Danny and the Shacks

Danny and the shacks graphicAll eyes were focused on one child or another of the 100+ children singing from the stage at last night’s performance of “Danny and the Shacks.” Relatives and friends filled the room to enjoy their own little star of the show – me and Angie included! Our youngest son, Colt has been looking forward to singing and fulfilling his role in this children’s musical for months. All of the children gave their best before an audience that was more captive than when they listen to any sermon of mine. There is something innocently captivating about children presenting truth.
That’s the very message of “Danny and the Shacks” – speaking and standing for truth in a culture that attacks truth and truth-speakers. If you don’t believe the Bible speaks timely truth, go read the short Old Testament book of Daniel. As the children presented the story of Daniel, I was reminded of the culture shock many Christians are experiencing in today’s challenging milieu.

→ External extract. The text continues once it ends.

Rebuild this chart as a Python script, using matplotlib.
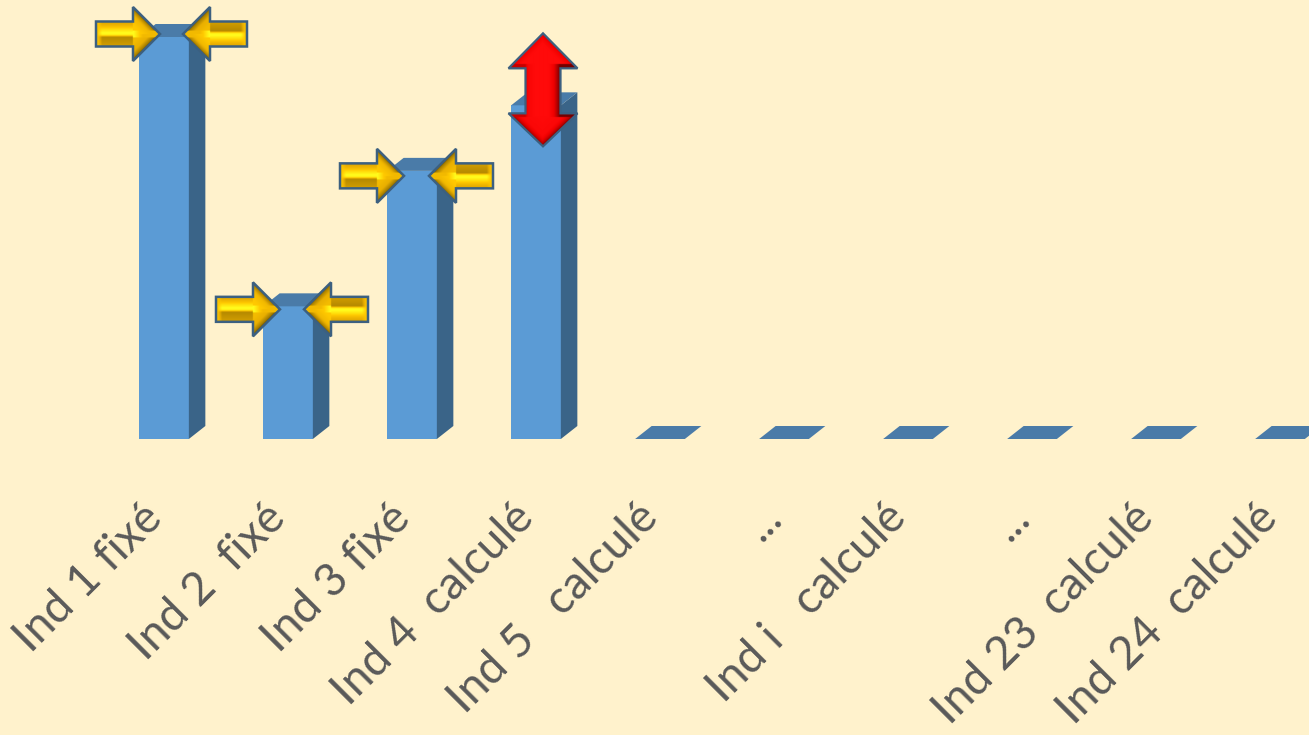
import numpy as np
import matplotlib
matplotlib.use('Agg')
import matplotlib.pyplot as plt
from matplotlib.colors import LinearSegmentedColormap
from matplotlib.patches import Polygon
from matplotlib.transforms import ScaledTranslation

categories = ['Ind 1 fixé', 'Ind 2  fixé', 'Ind 3 fixé', 'Ind 4  calculé', 'Ind 5   calculé',
              '...', 'Ind i   calculé', '...', 'Ind 23  calculé', 'Ind 24  calculé']
values = [100, 33, 66.7, 83, 0, 0, 0, 0, 0, 0]

# fixed indicators get a pair of yellow arrows, the calculated one a red arrow
fixed_bars = [0, 1, 2]
arrow_left_tip = [-4, -8, -8]
arrow_right_tip = [19, 16, 17]
arrow_dy = [-3, 3, 5]
free_bar = 3

BG = '#FFF2CC'
FRONT = '#5B9BD5'
SIDE = '#3A6488'
TOP = '#4A7BA8'
OUTLINE = '#3C6080'
W, H = 1309, 735
SPACING = 124
SCALE = 4.02
DEPTH_X = 16.5 / SPACING
DEPTH_Y = 13 / SCALE
BAR_W = 49.7 / SPACING

plt.rcParams['font.family'] = ['Lato', 'DejaVu Sans']
fig = plt.figure(figsize=(W / 100, H / 100), dpi=100, facecolor=BG)
ax = fig.add_axes([0, 0, 1, 1], facecolor=BG)
ax.set_xlim(-164 / SPACING, (W - 164) / SPACING)
ax.set_ylim(-(H - 439) / SCALE, 439 / SCALE)

x = np.arange(len(values))
ax.bar(x, values, BAR_W, color=FRONT, linewidth=0, zorder=2)
for i, v in zip(x, values):
    r = i + BAR_W / 2
    l = i - BAR_W / 2
    if v > 0:
        ax.add_patch(Polygon([(r, 0), (r + DEPTH_X, DEPTH_Y), (r + DEPTH_X, v + DEPTH_Y), (r, v)],
                             facecolor=SIDE, linewidth=0, zorder=2))
    ax.add_patch(Polygon([(l, v), (r, v), (r + DEPTH_X, v + DEPTH_Y), (l + DEPTH_X, v + DEPTH_Y)],
                         facecolor=TOP, linewidth=0, zorder=2))

ax.set_xticks(x)
ax.set_xticklabels(categories, rotation=45, ha='right', rotation_mode='anchor',
                   fontsize=33, color='#595959')
ax.tick_params(axis='x', length=0, direction='in', pad=-172)
ax.set_yticks([])
shift = ScaledTranslation(-24 / 100, 0, fig.dpi_scale_trans)
for lab in ax.get_xticklabels():
    lab.set_transform(lab.get_transform() + shift)
for s in ax.spines.values():
    s.set_visible(False)

# overlay in pixel coordinates for the arrows
over = fig.add_axes([0, 0, 1, 1], facecolor='none')
over.set_xlim(0, W)
over.set_ylim(H, 0)
over.axis('off')


def to_pixel(i, v):
    px, py = ax.transData.transform((i, v))
    return px, H - py


gold = LinearSegmentedColormap.from_list('gold', [(0, '#4E3B00'), (0.22, '#A07A00'), (0.5, '#E8AE00'),
                                                  (0.72, '#FFC800'), (1, '#FFFF1E')])
red = LinearSegmentedColormap.from_list('red', [(0, '#5A0000'), (0.3, '#A80000'), (0.65, '#F00000'),
                                                (1, '#FF0A0A')])


def yellow_arrow(tip, cy, direction):
    # direction +1 points right, -1 points left (shape turned by 180 degrees, so is the shading)
    L, hb, hh, sh = 64, 37, 27, 12.5
    pts = [(0, -sh), (hb, -sh), (hb, -hh), (L, 0), (hb, hh), (hb, sh), (0, sh)]
    poly = [(tip + direction * (a - L), cy + b) for a, b in pts]
    u = np.linspace(0, L, 130)
    w = np.linspace(-hh, hh, 110) * direction
    uu, ww = np.meshgrid(u, w)
    # shaft: bright band a little above the middle, brown below it
    shaft = np.interp(ww, [-12.5, -9, -5, -1, 1, 3, 12.5], [0.42, 0.55, 0.8, 1, 0.9, 0.3, 0.42])
    bevel = np.clip((uu - 1) / 5, 0, 1)
    shaft = 0.7 * (1 - bevel) + shaft * bevel
    # head: dark along the two slanted edges
    d = (L - uu) - np.abs(ww)
    head = np.interp(d, [0, 3, 9, 18], [0.05, 0.3, 0.6, 0.72])
    head = np.where(ww > 0, head * 0.85, head)
    head = np.where(np.abs(ww) < 3.5, np.maximum(head, np.interp(uu, [hb, hb + 10], [1, 0.6])), head)
    img = np.where(uu >= hb, head, shaft)
    ext = (tip - L, tip, cy + hh, cy - hh) if direction > 0 else (tip + L, tip, cy + hh, cy - hh)
    im = over.imshow(img, cmap=gold, vmin=0, vmax=1, extent=ext, aspect='auto', zorder=3,
                     origin='upper', interpolation='bilinear')
    patch = Polygon(poly, facecolor='none', edgecolor=OUTLINE, linewidth=1.8, joinstyle='miter', zorder=4)
    over.add_patch(patch)
    im.set_clip_path(patch)


def red_arrow(cx, top, bottom):
    hw, hl, sw = 34.5, 35, 17.5
    pts = [(cx, top), (cx + hw, top + hl), (cx + sw, top + hl), (cx + sw, bottom - 33), (cx + hw, bottom - 33),
           (cx, bottom), (cx - hw, bottom - 33), (cx - sw, bottom - 33), (cx - sw, top + hl), (cx - hw, top + hl)]
    xs = np.linspace(cx - hw, cx + hw, 140)
    ys = np.linspace(top, bottom, 226)
    xx, yy = np.meshgrid(xs, ys)
    rel = xx - cx
    shaft = np.interp(rel, [-sw, -14, -8, 6, 12, sw], [0.45, 0.85, 1, 1, 0.6, 0.1])
    d_top = (yy - top) - np.abs(rel) * hl / hw
    d_bot = (bottom - yy) - np.abs(rel) * 33 / hw
    head_top = np.interp(d_top, [0, 3, 10, 30], [0.45, 0.7, 1, 1])
    head_bot = np.interp(d_bot, [0, 3, 10, 30], [0.15, 0.45, 0.9, 1])
    img = shaft.copy()
    img = np.where(yy < top + hl - 4, head_top, img)
    img = np.where(yy > bottom - 29, head_bot, img)
    im = over.imshow(img, cmap=red, vmin=0, vmax=1, extent=(cx - hw, cx + hw, bottom, top),
                     aspect='auto', zorder=3, origin='upper', interpolation='bilinear')
    patch = Polygon(pts, facecolor='none', edgecolor=OUTLINE, linewidth=1.6, joinstyle='miter', zorder=4)
    over.add_patch(patch)
    im.set_clip_path(patch)


for k, i in enumerate(fixed_bars):
    px, py = to_pixel(x[i], values[i])
    yellow_arrow(px + arrow_left_tip[k], py + arrow_dy[k], 1)
    yellow_arrow(px + arrow_right_tip[k], py + arrow_dy[k], -1)

px, py = to_pixel(x[free_bar], values[free_bar])
red_arrow(px + 7, py - 72, py + 41)

over.set_xlim(0, W)
over.set_ylim(H, 0)

fig.savefig('out.png', dpi=100, facecolor=BG)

Culture shock was introduced for the first time in 1958 to describe the anxiety produced when a person moves to a completely new environment. This term expresses the lack of direction, the feeling of not knowing what to do or how to do things in a new environment, and not knowing what is appropriate or inappropriate. The feeling of culture shock generally sets in after the first few weeks of coming to a new place. Often, the way that we lived before is not accepted as or considered as normal in the new place. Everything is different. Although, one can experience real pain from culture shock; it is also an opportunity for redefining one’s life objectives.
Daniel is the story of a young man who suddenly finds himself in a situation in which he has no control. He had been taken from everything he had known in his Judeo culture in Judah to the foreign, pagan culture of Babylon.
He was living in a world he didn’t understand with a real job and real problems. He was surrounded by people who were intolerant of his spiritual beliefs and were actually hostile toward him. He was surrounded by loose women and plenty of alcohol. His bosses were taking credit for other people’s work, and everyone was trying to get ahead of the next person.
Daniel’s experience could easily mirror our own. What Daniel helps us understand today is the tension that exists between Christians and non-Christians. His advice will help us answer: “Where to draw the lines?” “What lines should we never cross?” and even “What lines should we cross?”
But what Daniel and his friends teach us most comes down to this: beliefs determine behavior. It does matter what you believe. It maters what you believe because your beliefs determine your behavior. Daniel didn’t compromise, because his convictions were uncompromising. The 3 Hebrew men didn’t cower, because their God doesn’t cower. In a time where tolerance has replaced truth as a key virtue, my prayer is that the children in our homes and church today will follow the example of Daniel, speaking and standing for truth. “If the God we serve exists, then he can rescue us from the furnace of blazing fire, and he can rescue us from the power of you, the king. But even if he does not rescue us, we want you as king to know that we will not serve your gods or worship the gold statue you set up” (Daniel 3:17-18 CSB).